Mario Sergio Conti
Além de deixar cartas e ensaios nos quais contou como a sua vida regrada o levou a uma obra subversiva, Freud foi muito bem biografado por Ernest Jones e Peter Gay. Já a psicanálise, com o passar dos anos, vem se retraindo na clínica e se dissipando na filosofia —dois movimentos que o teriam chateado bastante.
Há sentido, então, nesse tempo de depressão e de autoajuda, de retorno do religioso e de medicalização das almas, numa nova biografia do intelectual que disse que a religião é uma neurose obsessiva da humanidade?
Pois "Sigmund Freud", de Élisabeth Roudinesco (Zahar, 528 págs.), mostra que a sua obra e a sua vida ainda têm o que dizer ao presente. O livro pode dizer algo até ao Brasil da regressão iluminista, do golpe democrático desferido por pessoas racionais, interessadas apenas no bem público.
Analista que abandonou o ofício para se tornar historiadora, Élisabeth Roudinesco rastreou arquivos em busca dos temas freudianos que adquiriram maior relevância desde a sua morte, em 1939. A saber, as relações entre feminilidade e patriarcado; entre identidade judaica e nacionalismo; entre a sanidade do indivíduo e a social.
A amarrar todos os temas está o fio desencapado da política. Freud acompanhou a crise que provocou a ascensão do comunismo e do fascismo. Segundo Roudinesco, ele não os confundiu: "percebeu na revolução bolchevique um ideal revolucionário, enquanto tratava a barbárie nazista como uma regressão aos instintos mais assassinos da humanidade".
Por isso mesmo, a biógrafa se espanta com a sua relutância em encarar Hitler. Freud não pronunciava o nome dele, não leu "Mein Kampf", saiu de Viena na undécima hora. Mesmo em 11 de maio de 1933, quando Goebbels ordenou um auto da fé de 20 mil livros "judeus", continuou a ver no nazismo a expressão do antissemitismo recorrente.
Os livros de Marx foram queimados aos gritos de "contra a luta de classes e o materialismo"; os de Freud, com "contra a exaltação dos instintos e pelo enobrecimento da alma". Com um laivo de ironia, e até de otimismo, Freud comentou: "Que progresso fizemos. Na Idade Média, teriam me queimado; no presente, se contentam em queimar meus livros".
A ironia veio a se mostrar macabra. Com a anexação da Áustria, Freud conseguiu se exilar, em Londres. Quatro das suas irmãs, não. Sem que ele soubesse, mas com remorso por não ter conseguido que escapassem, as quatro octogenárias morreram, nos campos de Auschwitz, Treblinka e Theresienstadt.

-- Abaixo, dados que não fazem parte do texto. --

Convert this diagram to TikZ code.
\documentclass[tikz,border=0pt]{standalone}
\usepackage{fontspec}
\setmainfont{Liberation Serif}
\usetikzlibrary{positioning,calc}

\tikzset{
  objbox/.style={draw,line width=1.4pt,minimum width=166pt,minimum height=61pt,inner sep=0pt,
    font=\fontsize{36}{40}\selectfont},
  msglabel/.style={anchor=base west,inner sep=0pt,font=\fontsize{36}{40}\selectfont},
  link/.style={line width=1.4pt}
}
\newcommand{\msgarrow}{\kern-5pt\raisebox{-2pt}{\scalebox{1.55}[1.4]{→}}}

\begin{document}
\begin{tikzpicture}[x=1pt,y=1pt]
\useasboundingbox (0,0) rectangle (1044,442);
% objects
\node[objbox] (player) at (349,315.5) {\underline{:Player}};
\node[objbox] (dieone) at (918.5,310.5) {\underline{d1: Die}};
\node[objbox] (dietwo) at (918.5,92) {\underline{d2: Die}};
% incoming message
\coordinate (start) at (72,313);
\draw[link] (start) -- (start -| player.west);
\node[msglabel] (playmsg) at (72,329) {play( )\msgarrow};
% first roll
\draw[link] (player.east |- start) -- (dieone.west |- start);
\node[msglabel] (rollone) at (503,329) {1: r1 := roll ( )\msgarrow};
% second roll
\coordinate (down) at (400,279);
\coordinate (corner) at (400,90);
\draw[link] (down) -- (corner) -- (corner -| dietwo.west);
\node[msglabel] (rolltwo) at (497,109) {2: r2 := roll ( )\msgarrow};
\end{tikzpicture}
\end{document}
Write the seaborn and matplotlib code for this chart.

Como foi fundo no estudo das ligações entre razão e barbárie, a ponto de ter criado o conceito de instinto de morte, Freud era um cético quanto ao progresso. Na hora da regressão real, contudo, acreditou mais nas luzes da razão do que na pulsão cega. Acreditou na cultura que gerou Kant, Mozart e Goethe –e no povo que elegeu Hitler.
Os que pelejam para derrubar a presidente nada têm a ver com o nazismo. Mas, nas franjas do seu movimento, o instinto de morte esteve sempre presente, da arregimentação virtual à avenida Paulista. O monstro dissemina ódio todos os dias na internet, sobretudo nos comentários apócrifos que, no entanto, formam a espinha dorsal de vários blogs.
As palavras que hoje são brandidas para atropelar a soberania popular e restringir a liberdade terão consequência. Palavras sempre geram atos. Já os atos antidemocráticos não geram democracia.